--- begin Supplied information ---

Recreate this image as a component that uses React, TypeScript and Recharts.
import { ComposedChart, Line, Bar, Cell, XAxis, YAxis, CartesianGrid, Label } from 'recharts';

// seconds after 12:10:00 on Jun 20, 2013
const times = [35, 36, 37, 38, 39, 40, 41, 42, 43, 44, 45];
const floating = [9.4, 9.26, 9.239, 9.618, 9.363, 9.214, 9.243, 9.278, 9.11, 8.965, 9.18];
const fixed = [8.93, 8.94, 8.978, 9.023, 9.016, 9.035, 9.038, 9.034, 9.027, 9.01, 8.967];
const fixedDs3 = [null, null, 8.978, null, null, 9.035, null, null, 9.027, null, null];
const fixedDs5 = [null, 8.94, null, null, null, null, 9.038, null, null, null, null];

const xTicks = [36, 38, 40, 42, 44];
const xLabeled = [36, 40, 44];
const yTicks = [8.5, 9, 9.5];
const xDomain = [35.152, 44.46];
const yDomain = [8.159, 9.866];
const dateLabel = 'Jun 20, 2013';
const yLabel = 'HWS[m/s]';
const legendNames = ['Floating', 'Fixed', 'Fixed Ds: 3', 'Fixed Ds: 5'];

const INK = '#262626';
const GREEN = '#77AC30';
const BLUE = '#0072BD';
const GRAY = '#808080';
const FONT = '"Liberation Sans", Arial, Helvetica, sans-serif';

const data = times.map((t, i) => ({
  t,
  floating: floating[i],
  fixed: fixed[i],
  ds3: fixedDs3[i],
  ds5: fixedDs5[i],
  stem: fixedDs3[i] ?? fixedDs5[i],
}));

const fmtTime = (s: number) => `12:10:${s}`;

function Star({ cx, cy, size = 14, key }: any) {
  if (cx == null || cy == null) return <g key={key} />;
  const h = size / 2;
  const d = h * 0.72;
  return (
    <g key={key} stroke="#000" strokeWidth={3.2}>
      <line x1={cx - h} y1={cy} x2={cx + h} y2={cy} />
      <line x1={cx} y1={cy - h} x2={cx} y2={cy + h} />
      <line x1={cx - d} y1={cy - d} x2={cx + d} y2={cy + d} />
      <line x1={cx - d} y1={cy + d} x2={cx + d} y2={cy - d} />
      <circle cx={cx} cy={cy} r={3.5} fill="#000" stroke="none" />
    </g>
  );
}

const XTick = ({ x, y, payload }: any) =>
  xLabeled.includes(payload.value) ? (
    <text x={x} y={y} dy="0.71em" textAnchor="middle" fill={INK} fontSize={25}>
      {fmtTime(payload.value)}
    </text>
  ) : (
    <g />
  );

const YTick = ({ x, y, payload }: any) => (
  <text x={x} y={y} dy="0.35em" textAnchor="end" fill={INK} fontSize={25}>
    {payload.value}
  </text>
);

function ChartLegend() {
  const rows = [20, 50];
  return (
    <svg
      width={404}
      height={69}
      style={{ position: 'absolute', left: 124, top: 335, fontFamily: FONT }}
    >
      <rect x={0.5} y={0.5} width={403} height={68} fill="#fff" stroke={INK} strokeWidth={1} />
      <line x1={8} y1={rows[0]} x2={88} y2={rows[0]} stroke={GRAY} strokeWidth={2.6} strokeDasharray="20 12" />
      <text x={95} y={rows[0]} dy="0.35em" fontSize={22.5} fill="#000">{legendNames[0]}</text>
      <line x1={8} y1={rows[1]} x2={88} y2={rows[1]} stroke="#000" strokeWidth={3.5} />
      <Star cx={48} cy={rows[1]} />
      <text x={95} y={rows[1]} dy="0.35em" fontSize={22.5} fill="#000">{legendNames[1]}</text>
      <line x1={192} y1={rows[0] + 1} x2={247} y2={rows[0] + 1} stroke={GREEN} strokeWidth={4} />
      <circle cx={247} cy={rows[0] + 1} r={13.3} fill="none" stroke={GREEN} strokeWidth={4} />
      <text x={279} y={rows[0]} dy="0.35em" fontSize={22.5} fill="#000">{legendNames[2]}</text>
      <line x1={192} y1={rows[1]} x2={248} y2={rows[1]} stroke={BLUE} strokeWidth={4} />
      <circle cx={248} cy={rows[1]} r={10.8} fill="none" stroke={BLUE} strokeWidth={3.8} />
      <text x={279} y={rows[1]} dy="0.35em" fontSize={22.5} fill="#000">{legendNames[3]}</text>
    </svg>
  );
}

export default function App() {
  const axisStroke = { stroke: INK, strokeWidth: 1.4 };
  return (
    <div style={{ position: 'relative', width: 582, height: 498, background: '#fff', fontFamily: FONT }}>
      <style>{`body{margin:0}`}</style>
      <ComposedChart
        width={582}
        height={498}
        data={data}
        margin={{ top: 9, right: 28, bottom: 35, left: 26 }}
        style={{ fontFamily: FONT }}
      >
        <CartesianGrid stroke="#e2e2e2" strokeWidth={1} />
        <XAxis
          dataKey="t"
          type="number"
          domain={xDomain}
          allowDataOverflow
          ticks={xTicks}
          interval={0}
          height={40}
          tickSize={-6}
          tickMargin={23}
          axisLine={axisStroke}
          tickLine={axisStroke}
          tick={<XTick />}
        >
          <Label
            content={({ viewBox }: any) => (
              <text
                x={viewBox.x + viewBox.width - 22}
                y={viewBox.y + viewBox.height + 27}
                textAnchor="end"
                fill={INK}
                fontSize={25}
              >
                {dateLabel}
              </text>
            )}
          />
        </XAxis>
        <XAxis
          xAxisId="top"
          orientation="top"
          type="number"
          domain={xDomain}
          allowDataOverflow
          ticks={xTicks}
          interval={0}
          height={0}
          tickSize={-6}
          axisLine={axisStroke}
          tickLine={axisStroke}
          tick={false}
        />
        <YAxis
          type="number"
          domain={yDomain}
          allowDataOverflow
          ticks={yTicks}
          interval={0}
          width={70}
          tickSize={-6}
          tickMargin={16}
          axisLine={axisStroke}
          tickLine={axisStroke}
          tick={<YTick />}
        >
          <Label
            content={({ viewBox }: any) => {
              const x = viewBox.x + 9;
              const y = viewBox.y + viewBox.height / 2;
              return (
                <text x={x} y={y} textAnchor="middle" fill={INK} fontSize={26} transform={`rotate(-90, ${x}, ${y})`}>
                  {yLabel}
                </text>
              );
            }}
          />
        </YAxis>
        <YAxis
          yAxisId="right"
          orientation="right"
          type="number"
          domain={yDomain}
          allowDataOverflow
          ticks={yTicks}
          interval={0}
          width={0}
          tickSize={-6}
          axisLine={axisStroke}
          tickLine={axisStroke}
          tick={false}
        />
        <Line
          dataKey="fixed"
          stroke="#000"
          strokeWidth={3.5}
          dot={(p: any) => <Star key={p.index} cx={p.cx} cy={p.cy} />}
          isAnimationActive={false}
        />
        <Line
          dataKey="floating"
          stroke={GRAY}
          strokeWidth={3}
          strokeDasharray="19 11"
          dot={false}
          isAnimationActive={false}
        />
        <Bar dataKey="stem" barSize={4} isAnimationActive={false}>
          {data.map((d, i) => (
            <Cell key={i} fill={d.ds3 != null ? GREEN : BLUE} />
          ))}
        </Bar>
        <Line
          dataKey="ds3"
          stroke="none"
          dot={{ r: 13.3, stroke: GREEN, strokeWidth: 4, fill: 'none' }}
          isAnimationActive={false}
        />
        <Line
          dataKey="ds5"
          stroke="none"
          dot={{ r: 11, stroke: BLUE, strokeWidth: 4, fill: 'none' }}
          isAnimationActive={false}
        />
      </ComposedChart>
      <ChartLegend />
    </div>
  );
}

--- end Supplied information ---

What is expected -> Return the lines above precisely as they appear, beginning at the first line and ending at the line with "const fmtTime = (s: number)", and nothing after it.

Exercise output ->
Recreate this image as a component that uses React, TypeScript and Recharts.
import { ComposedChart, Line, Bar, Cell, XAxis, YAxis, CartesianGrid, Label } from 'recharts';

// seconds after 12:10:00 on Jun 20, 2013
const times = [35, 36, 37, 38, 39, 40, 41, 42, 43, 44, 45];
const floating = [9.4, 9.26, 9.239, 9.618, 9.363, 9.214, 9.243, 9.278, 9.11, 8.965, 9.18];
const fixed = [8.93, 8.94, 8.978, 9.023, 9.016, 9.035, 9.038, 9.034, 9.027, 9.01, 8.967];
const fixedDs3 = [null, null, 8.978, null, null, 9.035, null, null, 9.027, null, null];
const fixedDs5 = [null, 8.94, null, null, null, null, 9.038, null, null, null, null];

const xTicks = [36, 38, 40, 42, 44];
const xLabeled = [36, 40, 44];
const yTicks = [8.5, 9, 9.5];
const xDomain = [35.152, 44.46];
const yDomain = [8.159, 9.866];
const dateLabel = 'Jun 20, 2013';
const yLabel = 'HWS[m/s]';
const legendNames = ['Floating', 'Fixed', 'Fixed Ds: 3', 'Fixed Ds: 5'];

const INK = '#262626';
const GREEN = '#77AC30';
const BLUE = '#0072BD';
const GRAY = '#808080';
const FONT = '"Liberation Sans", Arial, Helvetica, sans-serif';

const data = times.map((t, i) => ({
  t,
  floating: floating[i],
  fixed: fixed[i],
  ds3: fixedDs3[i],
  ds5: fixedDs5[i],
  stem: fixedDs3[i] ?? fixedDs5[i],
}));

const fmtTime = (s: number) => `12:10:${s}`;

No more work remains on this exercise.